I am new to pinot. I read online and feel that peo...
# general
l
I am new to pinot. I read online and feel that people choose pinot over druid is because it has better perf. https://leventov.medium.com/comparison-of-the-open-source-olap-systems-for-big-data-clickhouse-druid-and-pinot-8e042a5ed1c7 heavily compares clickhouse VS druid/pinot as opposed to druid VS pinot. I know startree data structure is unique to pinot but do not have a sense how much it help pinot win the race. Which tool is better in what scenario. Or one is obviously better than another in general. Could pinot guru shed some light? I love to hear the pinot advantages mapped to key design differences. Thanks very much.
k
Hi @User - it would help a lot to include some details of your use case. E.g. batch vs. real-time vs mixed, data volume & velocity, how Pinot will be used (e.g. backend for dashboard, or something else), etc. More context will mean much better answers.
l
Thanks @User. Since druid and pinot are not good at join (my info may be out of dated), it might be good to use snowflake as the full fledged datawarehouse and tolerate longer query response. I plan to use pinot/druid in streaming. The data coming from kafka is ingested into pinot/druid so that people can directly query/visualize the streaming data in sub-second delay. Data volume is around 10K messages per second and each message is around 2K bytes. Hope this clarifies.
d
Pinot will shine as you ramp up high QPS. It’s scabilility models offers better linearity as you reach high ingestion and qps rates.
k
Typically you’d use Presto on top of Pinot to support joins, or denormalize (flatten) data to remove the need to join
l
Thanks guys.

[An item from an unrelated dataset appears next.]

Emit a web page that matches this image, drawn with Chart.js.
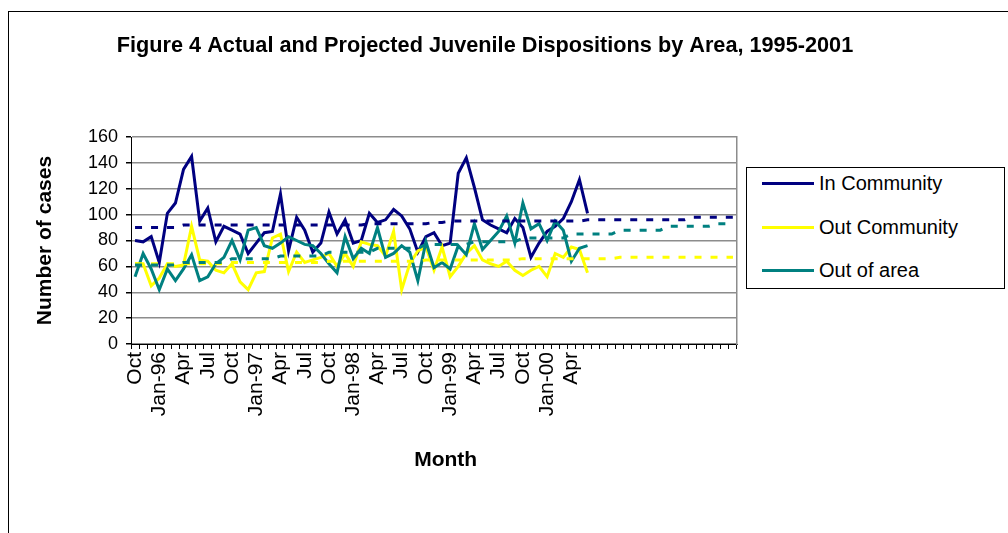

This is really helpful.
This covers some of the performance difference
in terms of features, Pinot has a powerful indexing techniques that help you achieve low latency at high throughput • Inverted (most systems have this) • Sorted Index (similar to BTree) • Range Index • Text Index • JSON Index • Geo Spatial Index • StarTree Index
🙏 1
l
@User, https://medium.com/confluera-engineering/real-time-security-insights-apache-pinot-at-confluera-a6e5f401ff02 compared druid and pinot with pre-defined queries which covers automation scenario. Is there any perf comparison for unpredefined ad-hoc query? Ken's presentation compared pinot VS elastic search for such ad-hoc query. But I am also interested in pinot VS druid in this case. Thanks for any pointer.
k
LinkedIn did that and published the numbers in pinot paper
my suggestion is always to try it with your own data and do the comparison especially for performance
🙏 1
k
^^^ what @User said 🙂 It’s far too easy to manipulate results for “benchmarketing”, so I always recommend trying it with real data for your particular use case.
👍 1